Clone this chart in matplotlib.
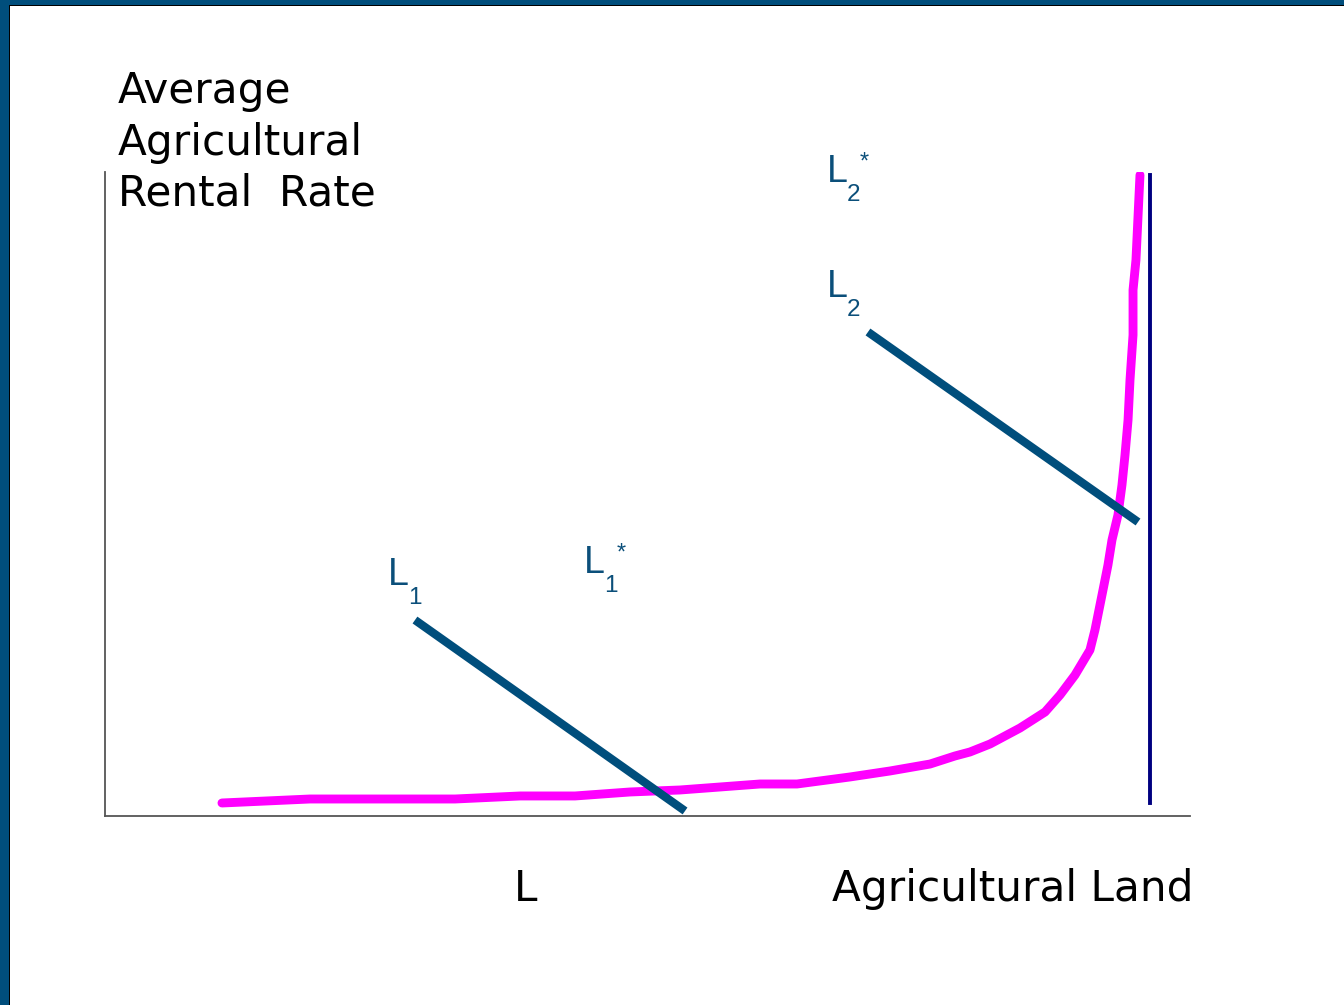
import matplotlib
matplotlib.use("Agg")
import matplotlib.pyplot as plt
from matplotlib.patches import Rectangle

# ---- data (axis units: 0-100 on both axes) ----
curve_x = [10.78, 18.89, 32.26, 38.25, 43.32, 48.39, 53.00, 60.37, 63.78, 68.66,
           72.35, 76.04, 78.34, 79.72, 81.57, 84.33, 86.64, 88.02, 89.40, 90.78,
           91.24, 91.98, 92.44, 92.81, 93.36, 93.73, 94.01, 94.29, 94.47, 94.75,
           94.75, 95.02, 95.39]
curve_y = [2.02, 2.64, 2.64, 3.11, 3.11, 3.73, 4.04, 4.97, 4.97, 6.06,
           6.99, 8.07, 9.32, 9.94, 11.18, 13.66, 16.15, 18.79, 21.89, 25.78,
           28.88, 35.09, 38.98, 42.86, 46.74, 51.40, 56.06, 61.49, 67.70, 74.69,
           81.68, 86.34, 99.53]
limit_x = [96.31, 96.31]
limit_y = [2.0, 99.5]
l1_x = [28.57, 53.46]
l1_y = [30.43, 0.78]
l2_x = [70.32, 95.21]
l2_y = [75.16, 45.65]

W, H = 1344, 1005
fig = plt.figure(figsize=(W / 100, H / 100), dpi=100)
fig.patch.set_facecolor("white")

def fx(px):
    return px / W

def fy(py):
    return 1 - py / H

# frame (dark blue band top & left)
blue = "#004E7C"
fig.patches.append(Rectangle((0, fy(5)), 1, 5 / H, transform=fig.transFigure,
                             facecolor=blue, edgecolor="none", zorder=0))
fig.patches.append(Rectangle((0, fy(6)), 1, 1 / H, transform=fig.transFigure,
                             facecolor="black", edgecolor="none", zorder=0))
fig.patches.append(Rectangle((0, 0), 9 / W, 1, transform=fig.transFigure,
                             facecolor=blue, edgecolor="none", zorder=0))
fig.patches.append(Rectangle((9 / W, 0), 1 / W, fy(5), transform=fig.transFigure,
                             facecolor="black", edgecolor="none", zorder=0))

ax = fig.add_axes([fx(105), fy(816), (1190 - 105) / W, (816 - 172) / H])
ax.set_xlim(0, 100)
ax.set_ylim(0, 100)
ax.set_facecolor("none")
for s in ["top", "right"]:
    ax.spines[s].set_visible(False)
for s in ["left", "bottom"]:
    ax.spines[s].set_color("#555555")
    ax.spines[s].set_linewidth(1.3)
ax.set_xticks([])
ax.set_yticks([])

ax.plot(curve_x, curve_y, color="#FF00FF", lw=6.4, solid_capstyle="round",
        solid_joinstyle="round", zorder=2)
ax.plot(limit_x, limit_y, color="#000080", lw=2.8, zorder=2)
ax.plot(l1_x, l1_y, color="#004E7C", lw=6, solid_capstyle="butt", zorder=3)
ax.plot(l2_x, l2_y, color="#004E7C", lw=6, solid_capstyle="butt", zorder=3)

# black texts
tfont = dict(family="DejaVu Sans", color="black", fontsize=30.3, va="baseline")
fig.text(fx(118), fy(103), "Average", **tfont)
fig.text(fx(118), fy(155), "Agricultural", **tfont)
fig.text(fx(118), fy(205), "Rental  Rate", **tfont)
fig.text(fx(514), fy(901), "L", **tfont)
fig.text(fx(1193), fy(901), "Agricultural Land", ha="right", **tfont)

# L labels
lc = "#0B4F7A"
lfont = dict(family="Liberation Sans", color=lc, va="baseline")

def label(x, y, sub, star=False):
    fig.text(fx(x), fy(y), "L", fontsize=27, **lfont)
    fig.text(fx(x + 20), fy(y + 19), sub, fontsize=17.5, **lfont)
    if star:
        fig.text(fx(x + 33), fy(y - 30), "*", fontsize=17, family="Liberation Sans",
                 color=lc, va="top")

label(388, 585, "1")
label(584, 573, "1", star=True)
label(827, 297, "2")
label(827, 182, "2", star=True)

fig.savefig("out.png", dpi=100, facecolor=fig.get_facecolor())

### WHAT THE EXERCISE ASKS
Repeat all the data as it stands, dropping any images it holds.

### COMPLETED EXERCISE
Clone this chart in matplotlib.
import matplotlib
matplotlib.use("Agg")
import matplotlib.pyplot as plt
from matplotlib.patches import Rectangle

# ---- data (axis units: 0-100 on both axes) ----
curve_x = [10.78, 18.89, 32.26, 38.25, 43.32, 48.39, 53.00, 60.37, 63.78, 68.66,
           72.35, 76.04, 78.34, 79.72, 81.57, 84.33, 86.64, 88.02, 89.40, 90.78,
           91.24, 91.98, 92.44, 92.81, 93.36, 93.73, 94.01, 94.29, 94.47, 94.75,
           94.75, 95.02, 95.39]
curve_y = [2.02, 2.64, 2.64, 3.11, 3.11, 3.73, 4.04, 4.97, 4.97, 6.06,
           6.99, 8.07, 9.32, 9.94, 11.18, 13.66, 16.15, 18.79, 21.89, 25.78,
           28.88, 35.09, 38.98, 42.86, 46.74, 51.40, 56.06, 61.49, 67.70, 74.69,
           81.68, 86.34, 99.53]
limit_x = [96.31, 96.31]
limit_y = [2.0, 99.5]
l1_x = [28.57, 53.46]
l1_y = [30.43, 0.78]
l2_x = [70.32, 95.21]
l2_y = [75.16, 45.65]

W, H = 1344, 1005
fig = plt.figure(figsize=(W / 100, H / 100), dpi=100)
fig.patch.set_facecolor("white")

def fx(px):
    return px / W

def fy(py):
    return 1 - py / H

# frame (dark blue band top & left)
blue = "#004E7C"
fig.patches.append(Rectangle((0, fy(5)), 1, 5 / H, transform=fig.transFigure,
                             facecolor=blue, edgecolor="none", zorder=0))
fig.patches.append(Rectangle((0, fy(6)), 1, 1 / H, transform=fig.transFigure,
                             facecolor="black", edgecolor="none", zorder=0))
fig.patches.append(Rectangle((0, 0), 9 / W, 1, transform=fig.transFigure,
                             facecolor=blue, edgecolor="none", zorder=0))
fig.patches.append(Rectangle((9 / W, 0), 1 / W, fy(5), transform=fig.transFigure,
                             facecolor="black", edgecolor="none", zorder=0))

ax = fig.add_axes([fx(105), fy(816), (1190 - 105) / W, (816 - 172) / H])
ax.set_xlim(0, 100)
ax.set_ylim(0, 100)
ax.set_facecolor("none")
for s in ["top", "right"]:
    ax.spines[s].set_visible(False)
for s in ["left", "bottom"]:
    ax.spines[s].set_color("#555555")
    ax.spines[s].set_linewidth(1.3)
ax.set_xticks([])
ax.set_yticks([])

ax.plot(curve_x, curve_y, color="#FF00FF", lw=6.4, solid_capstyle="round",
        solid_joinstyle="round", zorder=2)
ax.plot(limit_x, limit_y, color="#000080", lw=2.8, zorder=2)
ax.plot(l1_x, l1_y, color="#004E7C", lw=6, solid_capstyle="butt", zorder=3)
ax.plot(l2_x, l2_y, color="#004E7C", lw=6, solid_capstyle="butt", zorder=3)

# black texts
tfont = dict(family="DejaVu Sans", color="black", fontsize=30.3, va="baseline")
fig.text(fx(118), fy(103), "Average", **tfont)
fig.text(fx(118), fy(155), "Agricultural", **tfont)
fig.text(fx(118), fy(205), "Rental  Rate", **tfont)
fig.text(fx(514), fy(901), "L", **tfont)
fig.text(fx(1193), fy(901), "Agricultural Land", ha="right", **tfont)

# L labels
lc = "#0B4F7A"
lfont = dict(family="Liberation Sans", color=lc, va="baseline")

def label(x, y, sub, star=False):
    fig.text(fx(x), fy(y), "L", fontsize=27, **lfont)
    fig.text(fx(x + 20), fy(y + 19), sub, fontsize=17.5, **lfont)
    if star:
        fig.text(fx(x + 33), fy(y - 30), "*", fontsize=17, family="Liberation Sans",
                 color=lc, va="top")

label(388, 585, "1")
label(584, 573, "1", star=True)
label(827, 297, "2")
label(827, 182, "2", star=True)

fig.savefig("out.png", dpi=100, facecolor=fig.get_facecolor())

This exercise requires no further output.